• [Short task] What are the lines from the one with "Write a Python" through the one with "import numpy as np", inclusive? Output them exactly, and leave out the pictures.

• [Items]
↓

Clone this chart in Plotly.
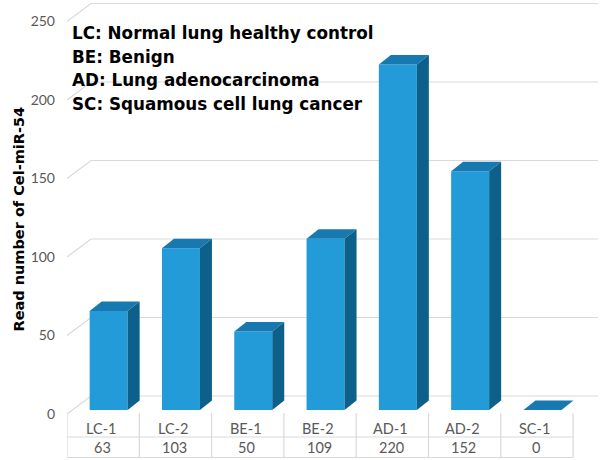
import plotly.graph_objects as go

# ---------------- data ----------------
categories = ["LC-1", "LC-2", "BE-1", "BE-2", "AD-1", "AD-2", "SC-1"]
values = [63, 103, 50, 109, 220, 152, 0]
y_ticks = [0, 50, 100, 150, 200, 250]
legend_lines = [
    "LC: Normal lung healthy control",
    "BE: Benign",
    "AD: Lung adenocarcinoma",
    "SC: Squamous cell lung cancer",
]
y_title = "Read number of Cel-miR-54"

# ---------------- geometry / style ----------------
W, H = 600, 460
ML = 67            # left margin (px)
PX_X = 72.3        # px per category
PX_Y = 1.57        # px per value unit
ZERO_PX = 414      # pixel row of value 0 at the front edge

x0 = -0.5
x1 = x0 + (W - ML) / PX_X
y0 = -(H - ZERO_PX) / PX_Y
y1 = ZERO_PX / PX_Y


def dx(p):
    return p / PX_X


def dy(p):
    return p / PX_Y


def ypx(p):
    return (ZERO_PX - p) / PX_Y


def xpx(p):
    return x0 + (p - ML) / PX_X


FRONT = "#229BD8"
TOP = "#1779AF"
SIDE = "#0D6089"
GRID = "#D9D9D9"
TXT = "#595959"

fig = go.Figure()

# front faces of the bars
base = ypx(410)
fig.add_trace(go.Bar(
    x=list(range(len(categories))), y=values, base=base,
    width=dx(38), offset=dx(-13.5),
    marker=dict(color=FRONT, line=dict(width=0)),
    hoverinfo="skip", showlegend=False,
))

# top and side faces
ddx, ddy = dx(12), dy(9.5)
for i, v in enumerate(values):
    L = i + dx(-13.5)
    R = L + dx(38)
    B = base
    T = v + base
    fig.add_trace(go.Scatter(
        x=[L, R, R + ddx, L + ddx, L], y=[T, T, T + ddy, T + ddy, T],
        mode="lines", fill="toself", fillcolor=TOP,
        line=dict(width=0, color=TOP), hoverinfo="skip", showlegend=False,
    ))
    fig.add_trace(go.Scatter(
        x=[R, R + ddx, R + ddx, R, R], y=[B, B + ddy, T + ddy, T, B],
        mode="lines", fill="toself", fillcolor=SIDE,
        line=dict(width=0, color=SIDE), hoverinfo="skip", showlegend=False,
    ))

shapes = []
# back-wall gridlines with diagonal side-wall segments
gdx, gdy = dx(24), dy(18)
for t in y_ticks:
    shapes.append(dict(
        type="path", xref="x", yref="y", layer="below",
        path=f"M {x0},{t} L {x0 + gdx},{t + gdy} L {xpx(598)},{t + gdy}",
        line=dict(color=GRID, width=1.2),
    ))

# data table grid
n = len(categories)
for k in range(n + 1):
    shapes.append(dict(
        type="line", xref="x", yref="y", layer="below",
        x0=k - 0.5, x1=k - 0.5, y0=ypx(413), y1=ypx(458),
        line=dict(color=GRID, width=1.2),
    ))
for r in (437, 457.5):
    shapes.append(dict(
        type="line", xref="x", yref="y", layer="below",
        x0=-0.5, x1=n - 0.5, y0=ypx(r), y1=ypx(r),
        line=dict(color=GRID, width=1.2),
    ))

annotations = []
for i, (c, v) in enumerate(zip(categories, values)):
    annotations.append(dict(x=i - dx(2), y=ypx(428.5), xref="x", yref="y", text=c,
                            showarrow=False, font=dict(family="Lato", size=14.5, color=TXT)))
    annotations.append(dict(x=i - dx(1), y=ypx(447.5), xref="x", yref="y", text=str(v),
                            showarrow=False, font=dict(family="Lato", size=14.5, color=TXT)))

for j, line in enumerate(legend_lines):
    annotations.append(dict(
        x=xpx(70), y=ypx(33.3 + 23.4 * j), xref="x", yref="y", xanchor="left",
        text=f"<b>{line}</b>", showarrow=False,
        font=dict(family="DejaVu Sans", size=16.8, color="black"),
    ))

annotations.append(dict(
    x=(8.5 - ML) / (W - ML), y=ypx(219), xref="paper", yref="y",
    text=f"<b>{y_title}</b>", textangle=-90, showarrow=False,
    font=dict(family="DejaVu Sans", size=14.5, color="black"),
))

fig.update_layout(
    width=W, height=H,
    margin=dict(l=ML, r=0, t=0, b=0),
    paper_bgcolor="white", plot_bgcolor="white",
    xaxis=dict(visible=False, range=[x0, x1], fixedrange=True),
    yaxis=dict(range=[y0, y1], tickvals=y_ticks, ticktext=[str(t) for t in y_ticks],
               showgrid=False, zeroline=False, showline=False, ticks="",
               ticklabelstandoff=11, tickfont=dict(family="Lato", size=14, color=TXT),
               fixedrange=True),
    shapes=shapes, annotations=annotations,
    showlegend=False,
)

fig.write_html("out.html", config={"displayModeBar": False},
               post_script="document.body.style.margin='0';")
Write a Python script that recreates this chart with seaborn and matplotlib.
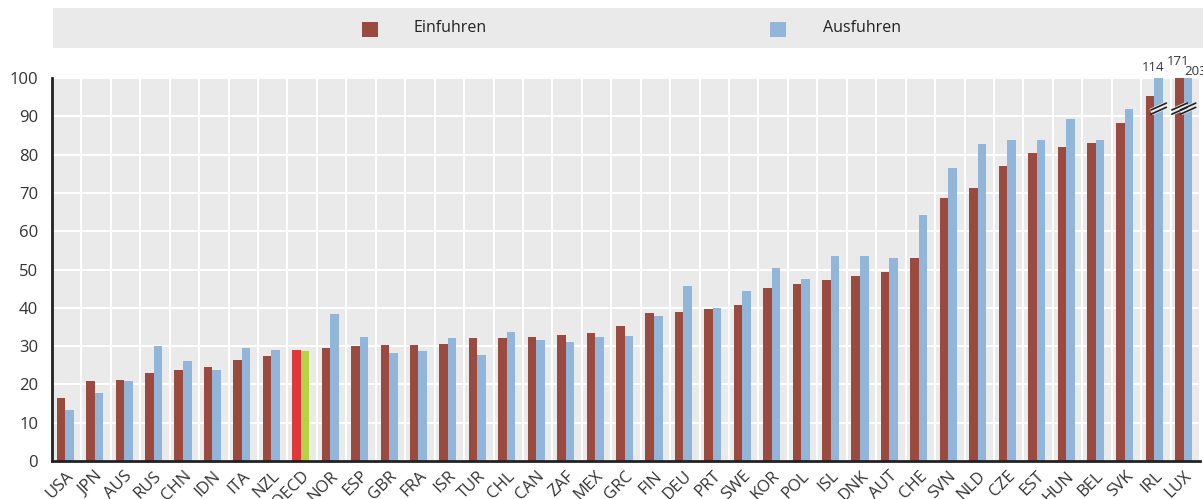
import matplotlib
matplotlib.use("Agg")
import matplotlib.pyplot as plt
import matplotlib.patches as mpatches
import seaborn as sns
import pandas as pd
import numpy as np

countries = ["USA", "JPN", "AUS", "RUS", "CHN", "IDN", "ITA", "NZL", "OECD", "NOR",
             "ESP", "GBR", "FRA", "ISR", "TUR", "CHL", "CAN", "ZAF", "MEX", "GRC",
             "FIN", "DEU", "PRT", "SWE", "KOR", "POL", "ISL", "DNK", "AUT", "CHE",
             "SVN", "NLD", "CZE", "EST", "HUN", "BEL", "SVK", "IRL", "LUX"]
imports = [16.5, 20.8, 21.2, 22.9, 23.7, 24.5, 26.5, 27.3, 29.0, 29.5,
           30.1, 30.2, 30.4, 30.5, 32.0, 32.0, 32.4, 32.9, 33.4, 35.2,
           38.6, 39.0, 39.7, 40.8, 45.2, 46.2, 47.3, 48.3, 49.3, 52.9,
           68.7, 71.4, 77.0, 80.5, 82.0, 83.1, 88.2, 95.3, 171]
exports = [13.4, 17.7, 20.8, 30.0, 26.2, 23.7, 29.5, 29.1, 28.8, 38.3,
           32.5, 28.3, 28.6, 32.2, 27.7, 33.6, 31.5, 31.1, 32.5, 32.6,
           37.8, 45.6, 40.0, 44.4, 50.5, 47.4, 53.6, 53.6, 53.1, 64.3,
           76.4, 82.8, 83.9, 83.9, 89.2, 83.9, 91.8, 114, 203]
series_names = ["Einfuhren", "Ausfuhren"]
y_ticks = list(range(0, 101, 10))

RED = "#9B4A40"
BLUE = "#92B6D9"
OECD_RED = "#E0383A"
OECD_GREEN = "#B5D445"
BG = "#EAEAEA"
DARK = "#222222"

df = pd.DataFrame({
    "country": countries * 2,
    "value": imports + exports,
    "series": [series_names[0]] * len(countries) + [series_names[1]] * len(countries),
})

sns.set_style("white")
plt.rcParams["font.family"] = ["Open Sans", "DejaVu Sans"]

fig = plt.figure(figsize=(12.03, 4.99), dpi=100)
ax = fig.add_axes([52 / 1203, 38 / 499, 1148 / 1203, 383 / 499])
ax.set_facecolor(BG)

sns.barplot(data=df, x="country", y="value", hue="series", order=countries,
            hue_order=series_names, palette=[RED, BLUE], width=0.58,
            linewidth=0, saturation=1, ax=ax, legend=False)

oecd_i = countries.index("OECD")
ax.containers[0].patches[oecd_i].set_facecolor(OECD_RED)
ax.containers[1].patches[oecd_i].set_facecolor(OECD_GREEN)

n = len(countries)
ax.set_xlim(-0.45, n - 0.45)
ax.set_ylim(0, 100)
ax.set_yticks(y_ticks)
ax.set_xticks(range(n))
ax.set_xticklabels(countries, rotation=45, ha="right", rotation_mode="anchor",
                   fontsize=12, color="#333333")
ax.set_xticks(np.arange(-0.45, n, 1.0), minor=True)
ax.tick_params(axis="x", which="major", length=0, pad=5)
ax.tick_params(axis="x", which="minor", length=4, width=1.5, direction="in", color=DARK)
ax.tick_params(axis="y", length=4, width=1.5, direction="in", color=DARK,
               labelsize=12, labelcolor="#333333", pad=10)
ax.set_xlabel("")
ax.set_ylabel("")

ax.grid(False)
ax.yaxis.grid(True, color="white", linewidth=1.5)
ax.xaxis.grid(True, which="minor", color="white", linewidth=1.5)
ax.set_axisbelow(True)

for side in ["top", "right"]:
    ax.spines[side].set_visible(False)
for side in ["left", "bottom"]:
    ax.spines[side].set_color(DARK)
    ax.spines[side].set_linewidth(2)

# Break marks and value labels for bars exceeding the axis
for si, vals in enumerate([imports, exports]):
    for i, v in enumerate(vals):
        if v > 100:
            p = ax.containers[si].patches[i]
            xc = p.get_x() + p.get_width() / 2
            w = p.get_width()
            yb = 92
            ax.plot([xc - w * 0.9, xc + w * 0.9], [yb - 0.9, yb + 0.9],
                    color=BG, linewidth=5, solid_capstyle="butt", zorder=5)
            for d in (-0.55, 0.55):
                ax.plot([xc - w * 0.9, xc + w * 0.9], [yb - 0.9 + d, yb + 0.9 + d],
                        color=DARK, linewidth=1.2, zorder=6)
            if si == 0:
                tx, ty, ha = xc - 0.05, 104.2, "center"
            elif countries[i] == "IRL":
                tx, ty, ha = xc - 0.2, 102.7, "center"
            else:
                tx, ty, ha = xc - 0.13, 101.6, "left"
            ax.text(tx, ty, f"{v:g}", ha=ha, va="center",
                    fontsize=9.5, color="#333333", clip_on=False)

# Legend band
fig.patches.append(mpatches.Rectangle((53 / 1203, 1 - 48 / 499), 1150 / 1203, 40 / 499,
                                      transform=fig.transFigure, facecolor=BG,
                                      edgecolor="none", zorder=0))
for xs, xt, col, name in [(362, 413, RED, series_names[0]), (770, 823, BLUE, series_names[1])]:
    fig.patches.append(mpatches.Rectangle((xs / 1203, 1 - 37 / 499), 16 / 1203, 15 / 499,
                                          transform=fig.transFigure, facecolor=col,
                                          edgecolor="none", zorder=1))
    fig.text(xt / 1203, 1 - 28 / 499, name, ha="left", va="center", fontsize=11.5,
             color="#222222")

fig.savefig("out.png", dpi=100)
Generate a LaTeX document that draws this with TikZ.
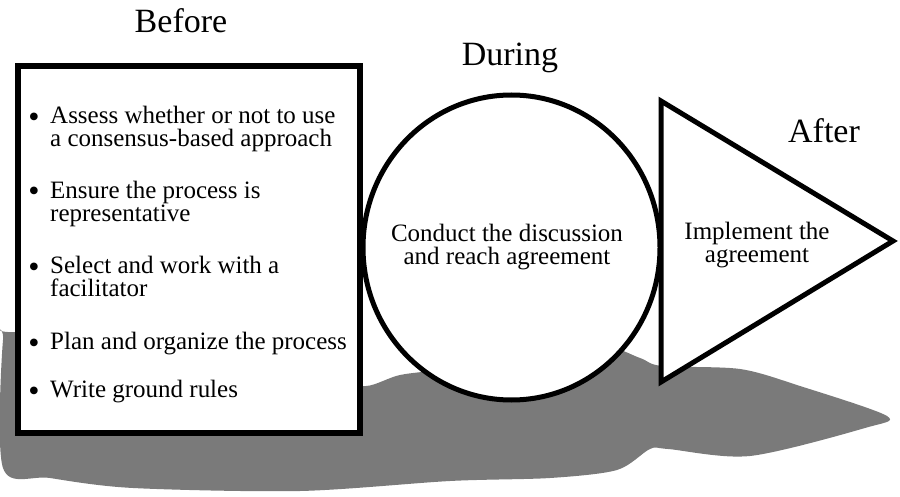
\documentclass[tikz,border=0pt]{standalone}
\usepackage{fontspec}
\setmainfont{Liberation Serif}
\usetikzlibrary{shapes.geometric,positioning}

\tikzset{
    stage/.style={draw=black, fill=white, line width=5pt},
    heading/.style={font=\fontsize{34}{36}\selectfont, inner sep=0pt, anchor=base},
    bodyline/.style={font=\fontsize{25}{23.5}\selectfont, inner sep=0pt, anchor=base west, align=left},
    midline/.style={font=\fontsize{25}{23.5}\selectfont, inner sep=0pt, anchor=base, align=center},
    dot/.style={font=\fontsize{32}{34}\selectfont, inner sep=0pt, anchor=base}
}

\begin{document}
\begin{tikzpicture}[x=1pt,y=-1pt]
    \useasboundingbox (0,0) rectangle (900,497);

    % shadow under the three stages
    \fill[black!52] plot[smooth cycle, tension=0.5] coordinates {
        (3,340) (15,332) (200,330) (330,378) (366,386) (400,375) (450,368)
        (520,350) (600,345) (640,358) (662,366) (740,369) (800,386)
        (887,416) (865,428) (750,456) (668,449) (650,449) (617,470)
        (550,478) (450,481) (300,491) (133,488) (50,478) (3,468)};

    % before (base anchor of a two line item = its last line)
    \node[stage, line width=6pt, rectangle, minimum width=342pt, minimum height=367pt] (before) at (189,249.5) {};
    \node[heading] (beforetitle) at (181,33) {Before};

    \node[dot] (d1) at (34,128) {\textbullet};
    \node[bodyline] (i1) at (50,147) {Assess whether or not to use\\a consensus-based approach};

    \node[dot] (d2) at (34,202) {\textbullet};
    \node[bodyline] (i2) at (50,222) {Ensure the process is\\representative};

    \node[dot] (d3) at (34,277) {\textbullet};
    \node[bodyline] (i3) at (50,297) {Select and work with a\\facilitator};

    \node[dot] (d4) at (34,353) {\textbullet};
    \node[bodyline] (i4) at (50,349) {Plan and organize the process};

    \node[dot] (d5) at (34,401) {\textbullet};
    \node[bodyline] (i5) at (50,397) {Write ground rules};

    % during
    \node[stage, ellipse, inner sep=0pt, minimum width=297pt, minimum height=305pt] (during) at (511.5,247.5) {};
    \node[heading] (duringtitle) at (510,66) {During};
    \node[midline] (conduct) at (507,265) {Conduct the discussion\\and reach agreement};

    % after
    \coordinate (ttop) at (661,101);
    \coordinate (tbot) at (661,382);
    \coordinate (ttip) at (893,241);
    \draw[stage, line join=miter] (ttop) -- (ttip) -- (tbot) -- cycle;
    \node[heading] (aftertitle) at (824,143) {After};
    \node[midline] (implement) at (757,263) {Implement the\\agreement};
\end{tikzpicture}
\end{document}
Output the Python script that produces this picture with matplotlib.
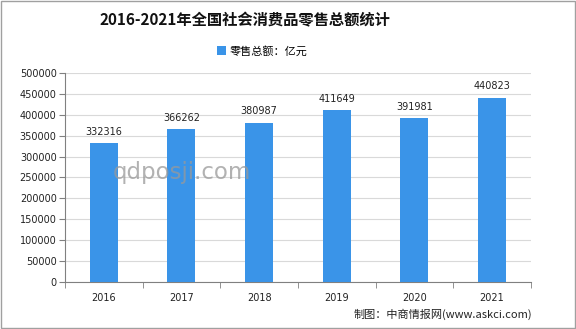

↑

• [Correct result]
Write a Python script that recreates this chart with seaborn and matplotlib.
import matplotlib
matplotlib.use("Agg")
import matplotlib.pyplot as plt
import matplotlib.patches as mpatches
import seaborn as sns
import pandas as pd
import numpy as np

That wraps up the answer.